## begin Stored rows

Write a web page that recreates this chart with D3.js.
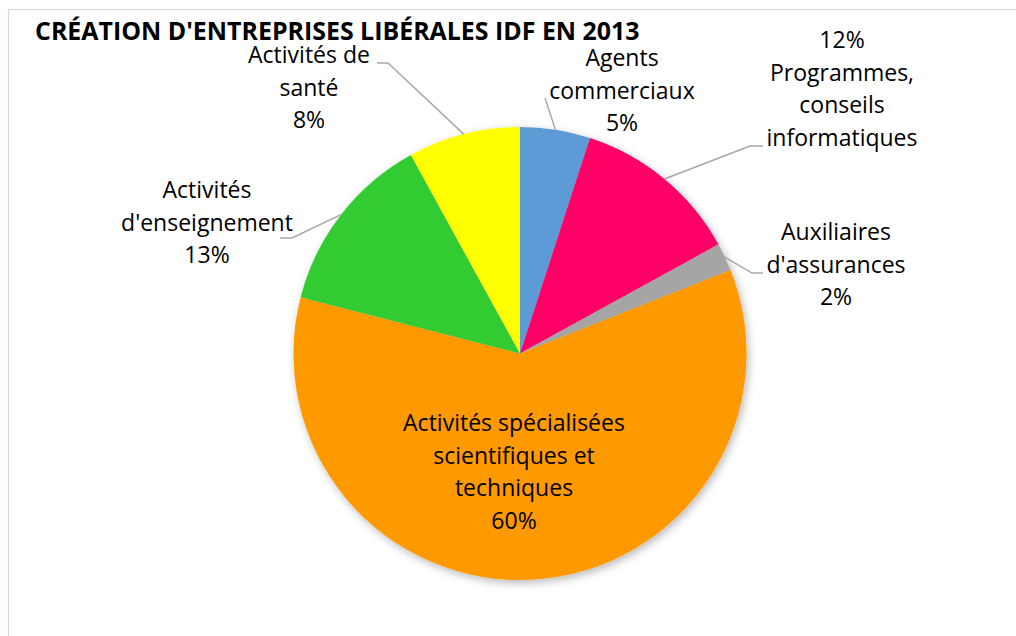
<!DOCTYPE html>
<html><head><meta charset="utf-8">
<script src="https://cdn.jsdelivr.net/npm/d3@7"></script>
<style>html,body{margin:0;padding:0;background:#fff;}svg{display:block;}</style>
</head><body>
<svg id="chart" width="1016" height="636"></svg>
<script>
// ---- data ----
const categories = [
  "Agents commerciaux",
  "Programmes, conseils informatiques",
  "Auxiliaires d'assurances",
  "Activités spécialisées scientifiques et techniques",
  "Activités d'enseignement",
  "Activités de santé"
];
const values = [5, 12, 2, 60, 13, 8];
const percentLabels = ["5%", "12%", "2%", "60%", "13%", "8%"];
const labelLines = [
  ["Agents", "commerciaux", "5%"],
  ["12%", "Programmes,", "conseils", "informatiques"],
  ["Auxiliaires", "d'assurances", "2%"],
  ["Activités spécialisées", "scientifiques et", "techniques", "60%"],
  ["Activités", "d'enseignement", "13%"],
  ["Activités de", "santé", "8%"]
];
const colors = ["#5B9BD5", "#FF0066", "#A5A5A5", "#FF9900", "#33CC33", "#FFFF00"];
const title = "CRÉATION D'ENTREPRISES LIBÉRALES IDF EN 2013";

// ---- layout ----
const W = 1016, H = 636;
const cx = 520, cy = 353.5, R = 226.5;
const lineH = 32.6;
// label anchor (center x, first line center y) and leader elbow/end points
const labelLayout = [
  {x: 622, y: 58,  leader: [[545, 98]]},
  {x: 842, y: 40,  leader: [[750, 146], [763, 146]]},
  {x: 836, y: 232, leader: [[752, 273], [763, 273]]},
  {x: 514, y: 423, leader: null},
  {x: 207, y: 190, leader: [[292, 238], [280, 238]]},
  {x: 309, y: 55,  leader: [[388, 63], [377, 63]]}
];

const svg = d3.select("#chart");
const FONT = "'Open Sans', 'Noto Sans', sans-serif";

// border
svg.append("path")
  .attr("d", `M8.5,${H+2} L8.5,9.5 L${W+2},9.5`)
  .attr("fill", "none").attr("stroke", "#D9D9D9").attr("stroke-width", 1.2);

// shadow filter
const defs = svg.append("defs");
const f = defs.append("filter").attr("id", "shadow")
  .attr("x", "-10%").attr("y", "-10%").attr("width", "120%").attr("height", "120%");
f.append("feDropShadow").attr("dx", 2).attr("dy", 3).attr("stdDeviation", 4)
  .attr("flood-color", "#000").attr("flood-opacity", 0.28);

const pie = d3.pie().sort(null).value(d => d)
  .startAngle(0).endAngle(2 * Math.PI);
const arcs = pie(values);
const arc = d3.arc().innerRadius(0).outerRadius(R);

const g = svg.append("g").attr("transform", `translate(${cx},${cy})`);
const sg = g.append("g").attr("filter", "url(#shadow)");
sg.selectAll("path").data(arcs).enter().append("path")
  .attr("d", arc)
  .attr("fill", (d, i) => colors[i]);

// leader lines
arcs.forEach((a, i) => {
  const L = labelLayout[i];
  if (!L.leader) return;
  const mid = (a.startAngle + a.endAngle) / 2;
  const p0 = [cx + R * Math.sin(mid), cy - R * Math.cos(mid)];
  const pts = [p0].concat(L.leader);
  svg.append("path")
    .attr("d", d3.line()(pts))
    .attr("fill", "none")
    .attr("stroke", "#A6A6A6")
    .attr("stroke-width", 1.4);
});

// labels
labelLines.forEach((lines, i) => {
  const L = labelLayout[i];
  const t = svg.append("text")
    .attr("text-anchor", "middle")
    .attr("font-family", FONT)
    .attr("font-size", 23)
    .attr("fill", "#000");
  lines.forEach((ln, j) => {
    t.append("tspan")
      .attr("x", L.x)
      .attr("y", L.y + j * lineH)
      .attr("dy", "0.35em")
      .text(ln);
  });
});

// title
const tt = svg.append("text")
  .attr("x", 35).attr("y", 40)
  .attr("font-family", FONT)
  .attr("font-weight", "bold")
  .attr("font-size", 22)
  .attr("fill", "#000")
  .text(title);
const tw = tt.node().getComputedTextLength();
tt.attr("font-size", 22 * 605 / tw);
</script>
</body></html>
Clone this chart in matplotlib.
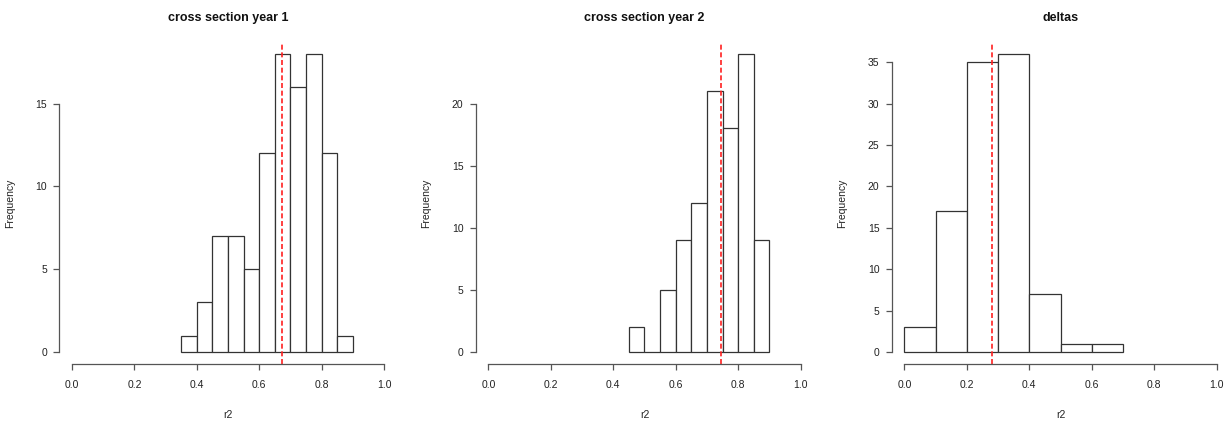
import numpy as np
import matplotlib
matplotlib.use("Agg")
import matplotlib.pyplot as plt

plt.rcParams['font.family'] = ['Liberation Sans', 'DejaVu Sans']

titles = ["cross section year 1", "cross section year 2", "deltas"]

edges1 = [0.35, 0.40, 0.45, 0.50, 0.55, 0.60, 0.65, 0.70, 0.75, 0.80, 0.85, 0.90]
counts1 = [1, 3, 7, 7, 5, 12, 18, 16, 18, 12, 1]
mean1 = 0.672

edges2 = [0.45, 0.50, 0.55, 0.60, 0.65, 0.70, 0.75, 0.80, 0.85, 0.90]
counts2 = [2, 0, 5, 9, 12, 21, 18, 24, 9]
mean2 = 0.745

edges3 = [0.0, 0.1, 0.2, 0.3, 0.4, 0.5, 0.6, 0.7]
counts3 = [3, 17, 35, 36, 7, 1, 1]
mean3 = 0.282

xticks = [0.0, 0.2, 0.4, 0.6, 0.8, 1.0]
xticklabels = ["0.0", "0.2", "0.4", "0.6", "0.8", "1.0"]
yticks1 = [0, 5, 10, 15]
yticks2 = [0, 5, 10, 15, 20]
yticks3 = [0, 5, 10, 15, 20, 25, 30, 35]

panels = [
    (edges1, counts1, mean1, yticks1),
    (edges2, counts2, mean2, yticks2),
    (edges3, counts3, mean3, yticks3),
]

W, H = 1230, 421
fig = plt.figure(figsize=(W / 100, H / 100), dpi=100)

lefts = [59.5, 476.0, 892.0]
ax_w = 337.0
ax_top = 42.0
ax_bot = 364.0

axis_color = "#555555"
text_color = "#222222"

for i, (edges, counts, mean, yticks) in enumerate(panels):
    ax = fig.add_axes([lefts[i] / W, (H - ax_bot) / H, ax_w / W, (ax_bot - ax_top) / H])
    e = np.array(edges)
    ax.bar(e[:-1], counts, width=np.diff(e), align='edge', facecolor='white',
           edgecolor='#333333', linewidth=0.9)
    ymax = max(counts)
    ax.set_xlim(-0.04, 1.04)
    ax.set_ylim(-0.04 * ymax, 1.04 * ymax)
    ax.axvline(mean, color='#ff2020', linewidth=1.2, linestyle=(0, (3.0, 1.6)))

    for s in ['top', 'right']:
        ax.spines[s].set_visible(False)
    ax.spines['left'].set_bounds(0, yticks[-1])
    ax.spines['bottom'].set_bounds(0, 1)
    for s in ['left', 'bottom']:
        ax.spines[s].set_color(axis_color)
        ax.spines[s].set_linewidth(0.9)

    ax.set_xticks(xticks)
    ax.set_xticklabels(xticklabels)
    ax.set_yticks(yticks)
    ax.set_yticklabels([str(t) for t in yticks])
    ax.tick_params(axis='both', length=4.5, width=0.9, color=axis_color,
                   labelsize=7.5, labelcolor=text_color)
    ax.tick_params(axis='x', pad=7)
    ax.tick_params(axis='y', pad=4.5)

    ax.set_xlabel("r2", fontsize=7.5, color=text_color)
    ax.xaxis.set_label_coords(0.5, -0.143)
    ax.set_ylabel("Frequency", fontsize=7.5, color=text_color)
    ax.yaxis.set_label_coords(-0.132, 0.5)
    ax.text(0.5, 1.075, titles[i], transform=ax.transAxes, ha='center', va='center',
            fontsize=9, fontweight='bold', color='#111111')

fig.savefig("out.png", dpi=100)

## end Stored rows

**Exercise directions:** Please write out all the data again word for word, but not the pictures.

**Result for this task:**
Write a web page that recreates this chart with D3.js.
<!DOCTYPE html>
<html><head><meta charset="utf-8">
<script src="https://cdn.jsdelivr.net/npm/d3@7"></script>
<style>html,body{margin:0;padding:0;background:#fff;}svg{display:block;}</style>
</head><body>
<svg id="chart" width="1016" height="636"></svg>
<script>
// ---- data ----
const categories = [
  "Agents commerciaux",
  "Programmes, conseils informatiques",
  "Auxiliaires d'assurances",
  "Activités spécialisées scientifiques et techniques",
  "Activités d'enseignement",
  "Activités de santé"
];
const values = [5, 12, 2, 60, 13, 8];
const percentLabels = ["5%", "12%", "2%", "60%", "13%", "8%"];
const labelLines = [
  ["Agents", "commerciaux", "5%"],
  ["12%", "Programmes,", "conseils", "informatiques"],
  ["Auxiliaires", "d'assurances", "2%"],
  ["Activités spécialisées", "scientifiques et", "techniques", "60%"],
  ["Activités", "d'enseignement", "13%"],
  ["Activités de", "santé", "8%"]
];
const colors = ["#5B9BD5", "#FF0066", "#A5A5A5", "#FF9900", "#33CC33", "#FFFF00"];
const title = "CRÉATION D'ENTREPRISES LIBÉRALES IDF EN 2013";

// ---- layout ----
const W = 1016, H = 636;
const cx = 520, cy = 353.5, R = 226.5;
const lineH = 32.6;
// label anchor (center x, first line center y) and leader elbow/end points
const labelLayout = [
  {x: 622, y: 58,  leader: [[545, 98]]},
  {x: 842, y: 40,  leader: [[750, 146], [763, 146]]},
  {x: 836, y: 232, leader: [[752, 273], [763, 273]]},
  {x: 514, y: 423, leader: null},
  {x: 207, y: 190, leader: [[292, 238], [280, 238]]},
  {x: 309, y: 55,  leader: [[388, 63], [377, 63]]}
];

const svg = d3.select("#chart");
const FONT = "'Open Sans', 'Noto Sans', sans-serif";

// border
svg.append("path")
  .attr("d", `M8.5,${H+2} L8.5,9.5 L${W+2},9.5`)
  .attr("fill", "none").attr("stroke", "#D9D9D9").attr("stroke-width", 1.2);

// shadow filter
const defs = svg.append("defs");
const f = defs.append("filter").attr("id", "shadow")
  .attr("x", "-10%").attr("y", "-10%").attr("width", "120%").attr("height", "120%");
f.append("feDropShadow").attr("dx", 2).attr("dy", 3).attr("stdDeviation", 4)
  .attr("flood-color", "#000").attr("flood-opacity", 0.28);

const pie = d3.pie().sort(null).value(d => d)
  .startAngle(0).endAngle(2 * Math.PI);
const arcs = pie(values);
const arc = d3.arc().innerRadius(0).outerRadius(R);

const g = svg.append("g").attr("transform", `translate(${cx},${cy})`);
const sg = g.append("g").attr("filter", "url(#shadow)");
sg.selectAll("path").data(arcs).enter().append("path")
  .attr("d", arc)
  .attr("fill", (d, i) => colors[i]);

// leader lines
arcs.forEach((a, i) => {
  const L = labelLayout[i];
  if (!L.leader) return;
  const mid = (a.startAngle + a.endAngle) / 2;
  const p0 = [cx + R * Math.sin(mid), cy - R * Math.cos(mid)];
  const pts = [p0].concat(L.leader);
  svg.append("path")
    .attr("d", d3.line()(pts))
    .attr("fill", "none")
    .attr("stroke", "#A6A6A6")
    .attr("stroke-width", 1.4);
});

// labels
labelLines.forEach((lines, i) => {
  const L = labelLayout[i];
  const t = svg.append("text")
    .attr("text-anchor", "middle")
    .attr("font-family", FONT)
    .attr("font-size", 23)
    .attr("fill", "#000");
  lines.forEach((ln, j) => {
    t.append("tspan")
      .attr("x", L.x)
      .attr("y", L.y + j * lineH)
      .attr("dy", "0.35em")
      .text(ln);
  });
});

// title
const tt = svg.append("text")
  .attr("x", 35).attr("y", 40)
  .attr("font-family", FONT)
  .attr("font-weight", "bold")
  .attr("font-size", 22)
  .attr("fill", "#000")
  .text(title);
const tw = tt.node().getComputedTextLength();
tt.attr("font-size", 22 * 605 / tw);
</script>
</body></html>
Clone this chart in matplotlib.
import numpy as np
import matplotlib
matplotlib.use("Agg")
import matplotlib.pyplot as plt

plt.rcParams['font.family'] = ['Liberation Sans', 'DejaVu Sans']

titles = ["cross section year 1", "cross section year 2", "deltas"]

edges1 = [0.35, 0.40, 0.45, 0.50, 0.55, 0.60, 0.65, 0.70, 0.75, 0.80, 0.85, 0.90]
counts1 = [1, 3, 7, 7, 5, 12, 18, 16, 18, 12, 1]
mean1 = 0.672

edges2 = [0.45, 0.50, 0.55, 0.60, 0.65, 0.70, 0.75, 0.80, 0.85, 0.90]
counts2 = [2, 0, 5, 9, 12, 21, 18, 24, 9]
mean2 = 0.745

edges3 = [0.0, 0.1, 0.2, 0.3, 0.4, 0.5, 0.6, 0.7]
counts3 = [3, 17, 35, 36, 7, 1, 1]
mean3 = 0.282

xticks = [0.0, 0.2, 0.4, 0.6, 0.8, 1.0]
xticklabels = ["0.0", "0.2", "0.4", "0.6", "0.8", "1.0"]
yticks1 = [0, 5, 10, 15]
yticks2 = [0, 5, 10, 15, 20]
yticks3 = [0, 5, 10, 15, 20, 25, 30, 35]

panels = [
    (edges1, counts1, mean1, yticks1),
    (edges2, counts2, mean2, yticks2),
    (edges3, counts3, mean3, yticks3),
]

W, H = 1230, 421
fig = plt.figure(figsize=(W / 100, H / 100), dpi=100)

lefts = [59.5, 476.0, 892.0]
ax_w = 337.0
ax_top = 42.0
ax_bot = 364.0

axis_color = "#555555"
text_color = "#222222"

for i, (edges, counts, mean, yticks) in enumerate(panels):
    ax = fig.add_axes([lefts[i] / W, (H - ax_bot) / H, ax_w / W, (ax_bot - ax_top) / H])
    e = np.array(edges)
    ax.bar(e[:-1], counts, width=np.diff(e), align='edge', facecolor='white',
           edgecolor='#333333', linewidth=0.9)
    ymax = max(counts)
    ax.set_xlim(-0.04, 1.04)
    ax.set_ylim(-0.04 * ymax, 1.04 * ymax)
    ax.axvline(mean, color='#ff2020', linewidth=1.2, linestyle=(0, (3.0, 1.6)))

    for s in ['top', 'right']:
        ax.spines[s].set_visible(False)
    ax.spines['left'].set_bounds(0, yticks[-1])
    ax.spines['bottom'].set_bounds(0, 1)
    for s in ['left', 'bottom']:
        ax.spines[s].set_color(axis_color)
        ax.spines[s].set_linewidth(0.9)

    ax.set_xticks(xticks)
    ax.set_xticklabels(xticklabels)
    ax.set_yticks(yticks)
    ax.set_yticklabels([str(t) for t in yticks])
    ax.tick_params(axis='both', length=4.5, width=0.9, color=axis_color,
                   labelsize=7.5, labelcolor=text_color)
    ax.tick_params(axis='x', pad=7)
    ax.tick_params(axis='y', pad=4.5)

    ax.set_xlabel("r2", fontsize=7.5, color=text_color)
    ax.xaxis.set_label_coords(0.5, -0.143)
    ax.set_ylabel("Frequency", fontsize=7.5, color=text_color)
    ax.yaxis.set_label_coords(-0.132, 0.5)
    ax.text(0.5, 1.075, titles[i], transform=ax.transAxes, ha='center', va='center',
            fontsize=9, fontweight='bold', color='#111111')

fig.savefig("out.png", dpi=100)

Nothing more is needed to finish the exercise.